::: Dataset section :::

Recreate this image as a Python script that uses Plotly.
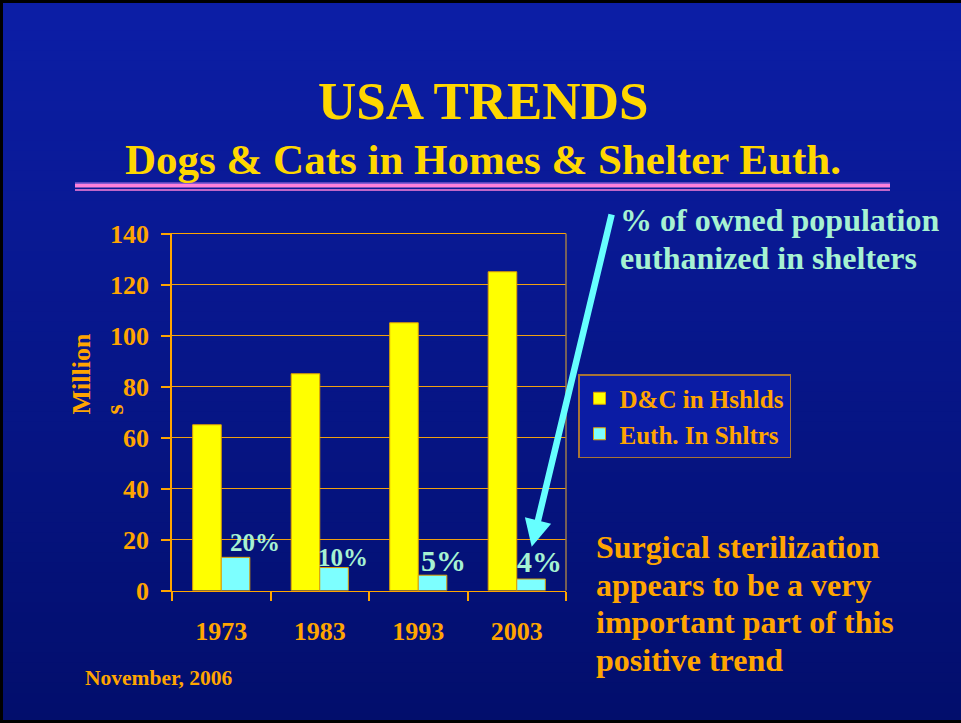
import plotly.graph_objects as go

W, H = 961, 723

# ---------------- data ----------------
years = ["1973", "1983", "1993", "2003"]
households = [65, 85, 105, 125]          # D&C in Hshlds (millions)
euthanized = [13, 9, 6, 4.5]             # Euth. In Shltrs (millions)
pct_labels = ["20%", "10%", "5%", "4%"]
y_ticks = [0, 20, 40, 60, 80, 100, 120, 140]
series_names = ["D&C in Hshlds", "Euth. In Shltrs"]

title_text = "USA TRENDS"
subtitle_text = "Dogs & Cats in Homes & Shelter Euth."
arrow_note_lines = ["% of owned population", "euthanized in shelters"]
side_note_lines = ["Surgical sterilization", "appears to be a very",
                   "important part of this", "positive trend"]
date_note = "November, 2006"
y_title = "Million<br>s"

# ---------------- style ----------------
FONT = "Liberation Serif, Times New Roman, serif"
ORANGE = "#FFA500"
GOLD = "#FFD700"
AQUA_TXT = "#A6F2D2"
CYAN = "#66FFFF"
YELLOW = "#FFFF00"
CYAN_BAR = "#7DFFFF"
GRID = "#F0A010"

PLOT_L, PLOT_R = 172, 566
PLOT_T, PLOT_B = 233.5, 590.5


def fx(px):
    return px / W


def fy(py):
    return 1 - py / H


fig = go.Figure()

fig.add_trace(go.Bar(
    x=years, y=households, name=series_names[0],
    marker=dict(color=YELLOW, line=dict(color="#E0A000", width=1)),
))
fig.add_trace(go.Bar(
    x=years, y=euthanized, name=series_names[1],
    marker=dict(color=CYAN_BAR, line=dict(color="#E0A000", width=1)),
))

shapes = []
# background gradient
top = (12, 30, 166)
bot = (2, 14, 108)
N = 72
for i in range(N):
    t = i / (N - 1)
    c = tuple(round(top[k] + (bot[k] - top[k]) * t) for k in range(3))
    shapes.append(dict(type="rect", xref="paper", yref="paper", layer="below",
                       x0=0, x1=1, y0=1 - i / N, y1=1 - (i + 1) / N - 0.002,
                       line=dict(width=0), fillcolor="rgb(%d,%d,%d)" % c))
# frame (left, top, bottom)
for (x0, y0, x1, y1) in [(0, 0, 0, 1), (0, 1, 1, 1), (0, 0, 1, 0)]:
    shapes.append(dict(type="line", xref="paper", yref="paper", x0=x0, y0=y0, x1=x1, y1=y1,
                       line=dict(color="#000000", width=6)))
# decorative double line under the subtitle
shapes.append(dict(type="line", xref="paper", yref="paper", x0=fx(75), x1=fx(890),
                   y0=fy(183.2), y1=fy(183.2), line=dict(color="#B070E6", width=1.2)))
shapes.append(dict(type="line", xref="paper", yref="paper", x0=fx(75), x1=fx(890),
                   y0=fy(185.8), y1=fy(185.8), line=dict(color="#FF80DA", width=3.6)))
shapes.append(dict(type="line", xref="paper", yref="paper", x0=fx(75), x1=fx(890),
                   y0=fy(190), y1=fy(190), line=dict(color="#FF80DA", width=1.6)))
# right border of plot area
shapes.append(dict(type="line", xref="x domain", yref="y domain", x0=1, x1=1,
                   y0=0, y1=1, line=dict(color="#9C7A4A", width=1.5)))

annotations = []
annotations.append(dict(text=title_text, xref="paper", yref="paper", x=fx(483), y=fy(101),
                        xanchor="center", yanchor="middle", showarrow=False,
                        font=dict(family=FONT, size=53, color=GOLD, weight="bold")))
annotations.append(dict(text=subtitle_text, xref="paper", yref="paper", x=fx(483), y=fy(159.5),
                        xanchor="center", yanchor="middle", showarrow=False,
                        font=dict(family=FONT, size=43, color=GOLD, weight="bold")))
for k, line in enumerate(arrow_note_lines):
    annotations.append(dict(text=line, xref="paper", yref="paper", x=fx(618), y=fy(219.5 + 38.4 * k),
                            xanchor="left", yanchor="middle", align="left", showarrow=False,
                            font=dict(family=FONT, size=32, color=AQUA_TXT, weight="bold")))
for k, line in enumerate(side_note_lines):
    annotations.append(dict(text=line, xref="paper", yref="paper", x=fx(594), y=fy(546.7 + 37.8 * k),
                            xanchor="left", yanchor="middle", align="left", showarrow=False,
                            font=dict(family=FONT, size=32, color=ORANGE, weight="bold")))
annotations.append(dict(text=date_note, xref="paper", yref="paper", x=fx(158.5), y=fy(678),
                        xanchor="center", yanchor="middle", showarrow=False,
                        font=dict(family=FONT, size=21.5, color=ORANGE, weight="bold")))
annotations.append(dict(text=y_title, xref="paper", yref="paper", x=fx(97.5), y=fy(374),
                        xanchor="center", yanchor="middle", align="left", textangle=-90,
                        showarrow=False,
                        font=dict(family=FONT, size=26, color=ORANGE, weight="bold")))
# percent labels above the shelter bars
pct_sizes = [25, 25, 30, 30]
pct_xshift = [33.4, 22.9, 25.5, 22.9]
pct_yshift = [-1, -5, -4, -1]
for i in range(len(years)):
    annotations.append(dict(text=pct_labels[i], x=i, y=euthanized[i], xref="x", yref="y",
                            xshift=pct_xshift[i], yshift=pct_yshift[i],
                            xanchor="center", yanchor="bottom", showarrow=False,
                            font=dict(family=FONT, size=pct_sizes[i], color=AQUA_TXT, weight="bold")))
# arrow (tail offset in pixels from the head)
annotations.append(dict(text="", xref="paper", yref="paper", x=fx(531.7), y=fy(546.7),
                        axref="pixel", ayref="pixel", ax=612 - 531.7, ay=213 - 546.7,
                        showarrow=True, arrowhead=2, arrowsize=0.83, arrowwidth=6.5,
                        arrowcolor=CYAN, standoff=0))

fig.update_layout(
    width=W, height=H, autosize=False,
    margin=dict(l=0, r=0, t=0, b=0, pad=0, autoexpand=False),
    paper_bgcolor="rgb(6,22,140)",
    plot_bgcolor="rgba(0,0,0,0)",
    barmode="group", bargap=0.42, bargroupgap=0,
    showlegend=True,
    legend=dict(x=fx(578), y=fy(374), xanchor="left", yanchor="top",
                bgcolor="#0B1CA4", bordercolor="#A87436", borderwidth=1.5,
                font=dict(family=FONT, size=25, color=ORANGE, weight="bold"),
                tracegroupgap=0, traceorder="normal"),
    xaxis=dict(domain=[fx(PLOT_L), fx(PLOT_R)], type="category", range=[-0.5, 3.5],
               showline=True, mirror=True, linecolor=ORANGE, linewidth=1,
               ticks="outside", tickson="boundaries", ticklen=9, tickcolor=ORANGE, tickwidth=1.5,
               tickfont=dict(family=FONT, size=26, color=ORANGE, weight="bold"),
               ticklabelstandoff=17, showgrid=False, zeroline=False),
    yaxis=dict(domain=[fy(PLOT_B), fy(PLOT_T)], range=[0, 140], tickvals=y_ticks,
               showline=True, linecolor=ORANGE, linewidth=1.5,
               ticks="outside", ticklen=9, tickcolor=ORANGE, tickwidth=1.5,
               tickfont=dict(family=FONT, size=26, color=ORANGE, weight="bold"),
               ticklabelstandoff=7,
               showgrid=True, gridcolor=GRID, gridwidth=1, zeroline=False),
    shapes=shapes,
    annotations=annotations,
)

fig.write_html(
    "out.html",
    config={"displayModeBar": False},
    post_script="document.body.style.margin='0';document.body.style.overflow='hidden';",
)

:::

_Instruction_:
Pictures are excluded: retype only the lines from the beginning of the listing above through the line with "return px / W", both included.

_Task answer_:
Recreate this image as a Python script that uses Plotly.
import plotly.graph_objects as go

W, H = 961, 723

# ---------------- data ----------------
years = ["1973", "1983", "1993", "2003"]
households = [65, 85, 105, 125]          # D&C in Hshlds (millions)
euthanized = [13, 9, 6, 4.5]             # Euth. In Shltrs (millions)
pct_labels = ["20%", "10%", "5%", "4%"]
y_ticks = [0, 20, 40, 60, 80, 100, 120, 140]
series_names = ["D&C in Hshlds", "Euth. In Shltrs"]

title_text = "USA TRENDS"
subtitle_text = "Dogs & Cats in Homes & Shelter Euth."
arrow_note_lines = ["% of owned population", "euthanized in shelters"]
side_note_lines = ["Surgical sterilization", "appears to be a very",
                   "important part of this", "positive trend"]
date_note = "November, 2006"
y_title = "Million<br>s"

# ---------------- style ----------------
FONT = "Liberation Serif, Times New Roman, serif"
ORANGE = "#FFA500"
GOLD = "#FFD700"
AQUA_TXT = "#A6F2D2"
CYAN = "#66FFFF"
YELLOW = "#FFFF00"
CYAN_BAR = "#7DFFFF"
GRID = "#F0A010"

PLOT_L, PLOT_R = 172, 566
PLOT_T, PLOT_B = 233.5, 590.5


def fx(px):
    return px / W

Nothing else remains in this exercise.